[DATASET CONTENT start]

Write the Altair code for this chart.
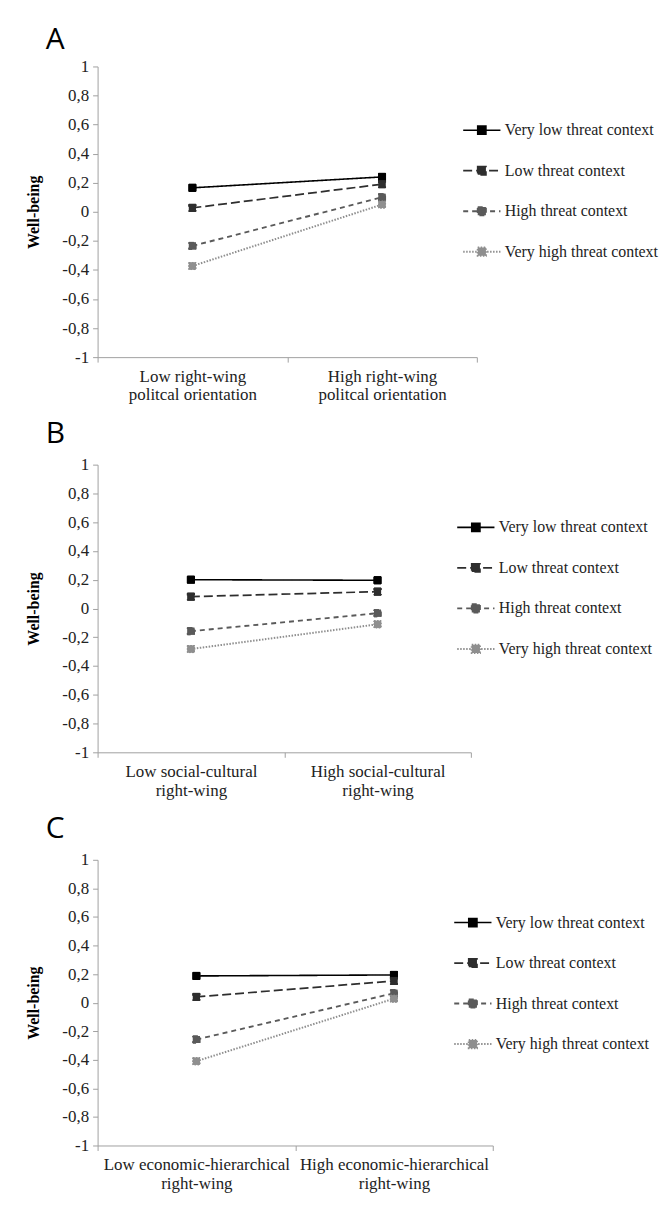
import altair as alt
import pandas as pd

series = ["Very low threat context", "Low threat context",
          "High threat context", "Very high threat context"]
colors = ["#000000", "#2e2e2e", "#5a5a5a", "#8f8f8f"]
dashes = [[1, 0], [9, 4], [5, 4], [1.5, 1.5]]
widths = [1.6, 2.0, 2.0, 1.2]

cats_a = ["Low right-wing|politcal orientation", "High right-wing|politcal orientation"]
cats_b = ["Low social-cultural|right-wing", "High social-cultural|right-wing"]
cats_c = ["Low economic-hierarchical|right-wing", "High economic-hierarchical|right-wing"]

a_low = [0.165, 0.027, -0.235, -0.373]
a_high = [0.24, 0.19, 0.10, 0.05]
b_low = [0.20, 0.082, -0.158, -0.282]
b_high = [0.196, 0.117, -0.033, -0.11]
c_low = [0.187, 0.04, -0.258, -0.41]
c_high = [0.194, 0.152, 0.066, 0.028]

yticks = [1, 0.8, 0.6, 0.4, 0.2, 0, -0.2, -0.4, -0.6, -0.8, -1]

SYMBOL = "M-1,0H1M-0.22,-0.22H0.22V0.22H-0.22Z"
SERIF = "Liberation Serif"


def panel(letter, cats, low, high, width, height, lx, ly, toff):
    rows = []
    for s, lo, hi in zip(series, low, high):
        rows.append({"cat": cats[0], "series": s, "value": lo})
        rows.append({"cat": cats[1], "series": s, "value": hi})
    df = pd.DataFrame(rows)

    legend = alt.Legend(
        title=None, orient="none", legendX=lx, legendY=ly, padding=0,
        symbolType=SYMBOL, symbolSize=1400, symbolStrokeWidth=1.6,
        labelFont=SERIF, labelFontSize=16, labelColor="#222222",
        rowPadding=12.7, labelOffset=3, symbolOpacity=1, labelLimit=400,
    )
    x = alt.X(
        "cat:N", sort=cats,
        scale=alt.Scale(type="band", paddingInner=0, paddingOuter=0),
        axis=alt.Axis(
            title=None, labelAngle=0, labelExpr="split(datum.label, '|')",
            tickBand="extent", labelFontSize=17, labelLimit=400,
            labelLineHeight=19, labelPadding=6, labelBaseline="top",
        ),
    )
    y = alt.Y(
        "value:Q", scale=alt.Scale(domain=[-1, 1], nice=False, zero=False),
        axis=alt.Axis(
            values=yticks, title="Well-being", grid=False,
            labelExpr="replace(replace(format(datum.value, '.1~f'), '.', ','), '\u2212', '-')",
            labelFontSize=17, labelPadding=4, titleFontSize=16,
            titleFontWeight="bold", titleColor="#000000", titlePadding=20,
        ),
    )
    sort = series
    stroke_scale = alt.Scale(domain=series, range=colors)
    dash_scale = alt.Scale(domain=series, range=dashes)

    def points(leg):
        return alt.Chart(df).mark_point(shape="square", filled=True, size=50, opacity=1,
                                        strokeWidth=1).encode(
            x=x, y=y,
            fill=alt.Fill("series:N", sort=sort, scale=stroke_scale, legend=leg),
            stroke=alt.Stroke("series:N", sort=sort, scale=stroke_scale, legend=leg),
            strokeDash=alt.StrokeDash("series:N", sort=sort, scale=dash_scale, legend=leg),
        )

    lines = alt.Chart(df).mark_line().encode(
        x=x, y=y,
        stroke=alt.Stroke("series:N", sort=sort, scale=stroke_scale, legend=None),
        strokeDash=alt.StrokeDash("series:N", sort=sort, scale=dash_scale, legend=None),
        strokeWidth=alt.StrokeWidth("series:N", sort=sort,
                                    scale=alt.Scale(domain=series, range=widths), legend=None),
    )
    return alt.layer(points(legend), lines, points(None)).properties(
        width=width, height=height,
        title=alt.TitleParams(text=letter, anchor="start", frame="group", dx=-52,
                              fontSize=30, font="Open Sans", fontWeight="normal",
                              color="#000000", baseline="alphabetic", offset=toff),
    )


pa = panel("A", cats_a, a_low, a_high, 381, 292, 366, 44, -21)
pb = panel("B", cats_b, b_low, b_high, 375, 289, 360, 43, -17)
pc = panel("C", cats_c, c_low, c_high, 397, 287, 357, 43, -17)

chart = alt.vconcat(pa, pb, pc, spacing=16).resolve_scale(
    x="independent", fill="independent", stroke="independent",
    strokeDash="independent", strokeWidth="independent",
).resolve_legend(
    fill="independent", stroke="independent", strokeDash="independent",
).properties(
    padding={"left": 18, "top": 14, "right": 0, "bottom": 2},
).configure(
    background="white",
    font=SERIF,
).configure_view(
    stroke=None,
).configure_axis(
    labelFont=SERIF, titleFont=SERIF, labelColor="#222222",
    tickSize=5, tickColor="#a0a0a0", domainColor="#a0a0a0",
).configure_legend(
    labelFont=SERIF,
)

chart.save("out.html", embed_options={"renderer": "svg", "actions": False})
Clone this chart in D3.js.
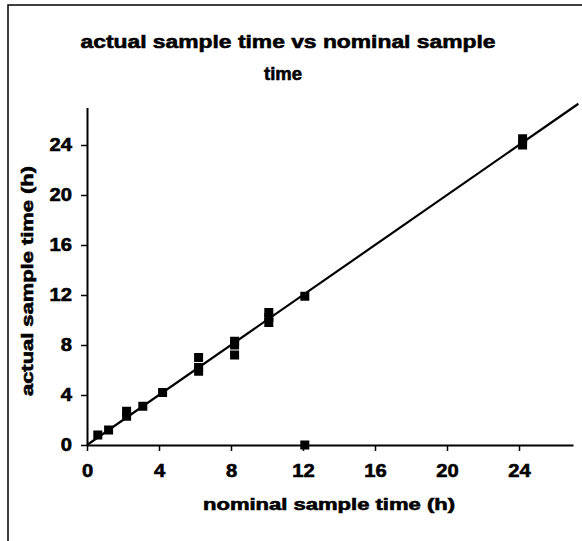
<!DOCTYPE html>
<html>
<head>
<meta charset="utf-8">
<script src="https://cdn.jsdelivr.net/npm/d3@7"></script>
<style>
  html, body { margin: 0; padding: 0; background: #fff; }
  svg { display: block; }
  text { font-family: "Liberation Sans", Arial, sans-serif; font-weight: bold; fill: #000; stroke: #000; stroke-width: 0.6px; }
</style>
</head>
<body>
<svg id="chart" width="582" height="541"></svg>
<script>
// ---- data ----
const nominalTime = [0.6, 1.2, 2.2, 2.2, 3.1, 4.2, 6.2, 6.2, 6.2, 8.2, 8.2, 8.2, 10.1, 10.1, 10.1, 12.1, 12.1, 24.2, 24.2];
const actualTime  = [0.8, 1.2, 2.3, 2.7, 3.1, 4.2, 5.9, 6.2, 7.0, 8.0, 8.3, 7.2, 9.8, 10.2, 10.6, 11.9, 0.0, 24.0, 24.5];
const xTicks = [0, 4, 8, 12, 16, 20, 24];
const yTicks = [0, 4, 8, 12, 16, 20, 24];
const identityLine = [0, 27.3];
const titleLines = ["actual sample time vs nominal sample", "time"];
const xTitle = "nominal sample time (h)";
const yTitle = "actual sample time (h)";

const svg = d3.select("#chart");

// frame
svg.append("rect").attr("x", 8).attr("y", 5).attr("width", 620).attr("height", 620)
  .attr("fill", "none").attr("stroke", "#000").attr("stroke-width", 1.5);

const x = d3.scaleLinear().domain([0, 27]).range([87, 573]);
const y = d3.scaleLinear().domain([0, 27]).range([445, 107.5]);

function stretch(sel, factor) {
  sel.each(function() {
    const n = this.getComputedTextLength();
    d3.select(this).attr("textLength", n * factor).attr("lengthAdjust", "spacingAndGlyphs");
  });
}
function fitWidth(sel, w) {
  sel.attr("textLength", w).attr("lengthAdjust", "spacingAndGlyphs");
}

// axes
const xAxis = svg.append("g").attr("transform", `translate(0,${y(0)})`)
  .call(d3.axisBottom(x).tickValues(xTicks).tickSizeOuter(0).tickSizeInner(6).tickPadding(13).tickFormat(d3.format("d")));
const yAxis = svg.append("g").attr("transform", `translate(${x(0)},0)`)
  .call(d3.axisLeft(y).tickValues(yTicks).tickSizeOuter(0).tickSizeInner(6).tickPadding(9).tickFormat(d3.format("d")));
[xAxis, yAxis].forEach(a => {
  a.select(".domain").attr("stroke", "#000").attr("stroke-width", 2);
  a.selectAll(".tick line").attr("stroke", "#000").attr("stroke-width", 1.5);
  a.selectAll(".tick text").attr("font-size", 18).attr("font-family", "'Liberation Sans', Arial, sans-serif")
    .attr("font-weight", "bold").attr("fill", "#000");
});
xAxis.selectAll(".tick text").attr("dy", "0.71em");
stretch(xAxis.selectAll(".tick text"), 1.12);
stretch(yAxis.selectAll(".tick text"), 1.12);

// identity line
svg.append("line")
  .attr("x1", x(identityLine[0])).attr("y1", y(identityLine[0]))
  .attr("x2", x(identityLine[1])).attr("y2", y(identityLine[1]))
  .attr("stroke", "#000").attr("stroke-width", 2.2);

// points
const pts = nominalTime.map((d, i) => ({ x: d, y: actualTime[i] }));
const ms = 9;
svg.append("g").selectAll("rect").data(pts).join("rect")
  .attr("x", d => x(d.x) - ms / 2).attr("y", d => y(d.y) - ms / 2)
  .attr("width", ms).attr("height", ms).attr("fill", "#000");

// title
const t1 = svg.append("text").attr("x", 288).attr("y", 48).attr("text-anchor", "middle")
  .attr("font-size", 19).text(titleLines[0]);
fitWidth(t1, 415);
const t2 = svg.append("text").attr("x", 283).attr("y", 80).attr("text-anchor", "middle")
  .attr("font-size", 19).text(titleLines[1]);
fitWidth(t2, 38);

// axis titles
const xt = svg.append("text").attr("x", 329).attr("y", 510).attr("text-anchor", "middle")
  .attr("font-size", 16).text(xTitle);
fitWidth(xt, 252);
const yt = svg.append("text").attr("transform", "translate(33,281) rotate(-90)").attr("text-anchor", "middle")
  .attr("font-size", 16).text(yTitle);
fitWidth(yt, 230);
</script>
</body>
</html>
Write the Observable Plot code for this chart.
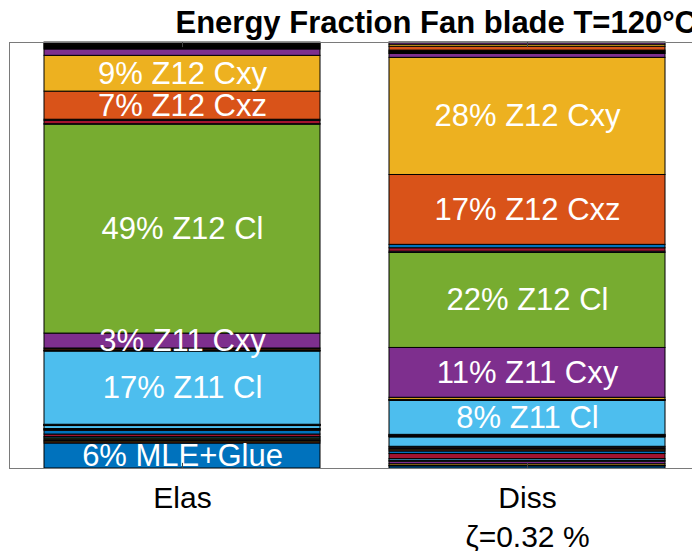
<!DOCTYPE html>
<html><head><meta charset="utf-8">
<script src="https://cdn.jsdelivr.net/npm/d3@7"></script>
<script src="https://cdn.jsdelivr.net/npm/@observablehq/plot@0.6"></script>
<style>html,body{margin:0;padding:0;background:#fff;overflow:hidden;}</style>
</head><body><div id="chart"></div>
<script>
// Bars (categories)
const bars = ["Elas", "Diss"];
// MATLAB default colour order, cycled over the series
const palette = ["#0072BD", "#D95319", "#EDB120", "#7E2F8E", "#77AC30", "#4DBEEE", "#A2142F"];
// Energy fraction per series (%), series 1..39, bottom to top
const elasValues = [5.87, 0.3, 0.3, 0.3, 0.3, 0.3, 0.6, 0.9, 0.1, 0.1, 0.1, 0.1, 0.7,
  0.05, 0.05, 0.05, 0.05, 0.05, 0.05, 17.2, 0.05, 0.05, 0.35, 0.25, 3.5, 49.05,
  0.1, 0.8, 0.25, 6.6, 8.4, 1.5, 0.23, 0.23, 0.23, 0.23, 0.23, 0.23, 0.23];
const dissValues = [0.5, 0.1, 0.4, 0.6, 0.2, 0.4, 1.2, 0.6, 0.3, 0.3, 0.3, 0.2, 2.2,
  0.1, 0.1, 0.1, 0.1, 0.1, 0.1, 8.0, 0.05, 0.05, 0.1, 0.5, 11.7, 22.3,
  0.3, 0.8, 0.8, 16.4, 27.5, 0.9, 0.2, 0.2, 0.2, 0.2, 0.9, 0.5, 0.5];
// Labelled series
const labelSeries = [1, 20, 25, 26, 30, 31];
const labelNames = ["MLE+Glue", "Z11 Cl", "Z11 Cxy", "Z12 Cl", "Z12 Cxz", "Z12 Cxy"];
const elasPercent = [6, 17, 3, 49, 7, 9];
const dissPercent = [null, 8, 11, 22, 17, 28];
const titleText = "Energy Fraction Fan blade T=120°C";
const dampingText = "ζ=0.32 %";

const rows = [];
bars.forEach((bar, b) => {
  const vals = b === 0 ? elasValues : dissValues;
  const pcts = b === 0 ? elasPercent : dissPercent;
  vals.forEach((v, i) => {
    const s = i + 1;
    const li = labelSeries.indexOf(s);
    const label = li >= 0 && pcts[li] != null ? `${pcts[li]}% ${labelNames[li]}` : null;
    rows.push({bar, series: s, value: v, color: palette[i % 7], label});
  });
});

const font = "'Liberation Sans', Arial, Helvetica, sans-serif";
const chart = Plot.plot({
  width: 692,
  height: 551,
  marginTop: 42,
  marginBottom: 83,
  marginLeft: 9,
  marginRight: -7,
  style: {fontFamily: font, background: "#fff", overflow: "visible"},
  x: {domain: bars, range: [9, 699], paddingInner: 0.2, paddingOuter: 0.1, axis: null},
  y: {domain: [0, 100], axis: null},
  color: {type: "identity"},
  marks: [
    Plot.barY(rows, Plot.stackY({x: "bar", y: "value", z: "series", fill: "color", stroke: "#000", strokeWidth: 1})),
    Plot.text(rows, Plot.stackY({x: "bar", y: "value", z: "series", text: "label", fill: "#fff", fontSize: 31, lineAnchor: "middle"})),
    Plot.frame({stroke: "#7a7a7a", strokeWidth: 1}),
    Plot.ruleX(bars, {x: d => d, y1: 100, y2: 98.8, stroke: "#444", strokeWidth: 1}),
    Plot.ruleX(bars, {x: d => d, y1: 0, y2: 1.2, stroke: "#444", strokeWidth: 1}),
    Plot.text(bars, {x: d => d, frameAnchor: "bottom", dy: 39, lineAnchor: "bottom", text: d => d, fontSize: 30, fill: "#000"}),
    Plot.text([dampingText], {x: () => "Diss", frameAnchor: "bottom", dy: 78, lineAnchor: "bottom", text: d => d, fontSize: 30, fill: "#000"}),
    Plot.text([titleText], {frameAnchor: "top-left", dx: 166, dy: -10, lineAnchor: "bottom", textAnchor: "start", text: d => d, fontSize: 31, fontWeight: "bold", fill: "#000"})
  ]
});
document.getElementById("chart").appendChild(chart);
</script></body></html>
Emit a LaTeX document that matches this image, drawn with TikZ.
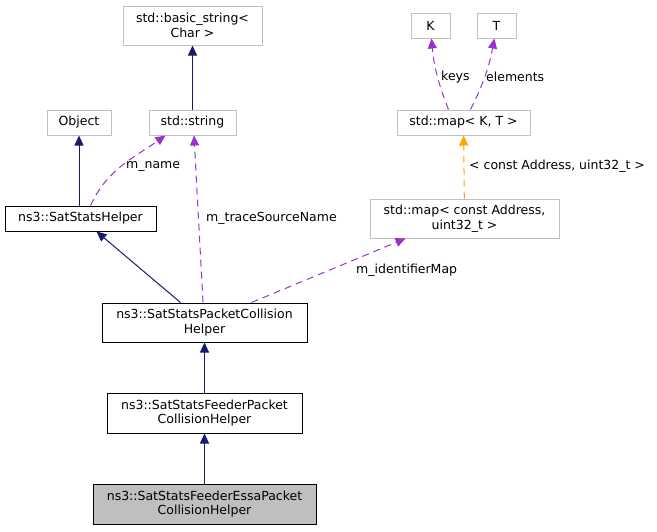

[DATASET CONTENT end]

--- WHAT IS ASKED ---
Only the lines from the top of the data through the line with "df = pd.DataFrame(rows)" should be quoted, exactly and with both ends kept; skip the pictures.

--- FINAL RESULT ---
Write the Altair code for this chart.
import altair as alt
import pandas as pd

series = ["Very low threat context", "Low threat context",
          "High threat context", "Very high threat context"]
colors = ["#000000", "#2e2e2e", "#5a5a5a", "#8f8f8f"]
dashes = [[1, 0], [9, 4], [5, 4], [1.5, 1.5]]
widths = [1.6, 2.0, 2.0, 1.2]

cats_a = ["Low right-wing|politcal orientation", "High right-wing|politcal orientation"]
cats_b = ["Low social-cultural|right-wing", "High social-cultural|right-wing"]
cats_c = ["Low economic-hierarchical|right-wing", "High economic-hierarchical|right-wing"]

a_low = [0.165, 0.027, -0.235, -0.373]
a_high = [0.24, 0.19, 0.10, 0.05]
b_low = [0.20, 0.082, -0.158, -0.282]
b_high = [0.196, 0.117, -0.033, -0.11]
c_low = [0.187, 0.04, -0.258, -0.41]
c_high = [0.194, 0.152, 0.066, 0.028]

yticks = [1, 0.8, 0.6, 0.4, 0.2, 0, -0.2, -0.4, -0.6, -0.8, -1]

SYMBOL = "M-1,0H1M-0.22,-0.22H0.22V0.22H-0.22Z"
SERIF = "Liberation Serif"


def panel(letter, cats, low, high, width, height, lx, ly, toff):
    rows = []
    for s, lo, hi in zip(series, low, high):
        rows.append({"cat": cats[0], "series": s, "value": lo})
        rows.append({"cat": cats[1], "series": s, "value": hi})
    df = pd.DataFrame(rows)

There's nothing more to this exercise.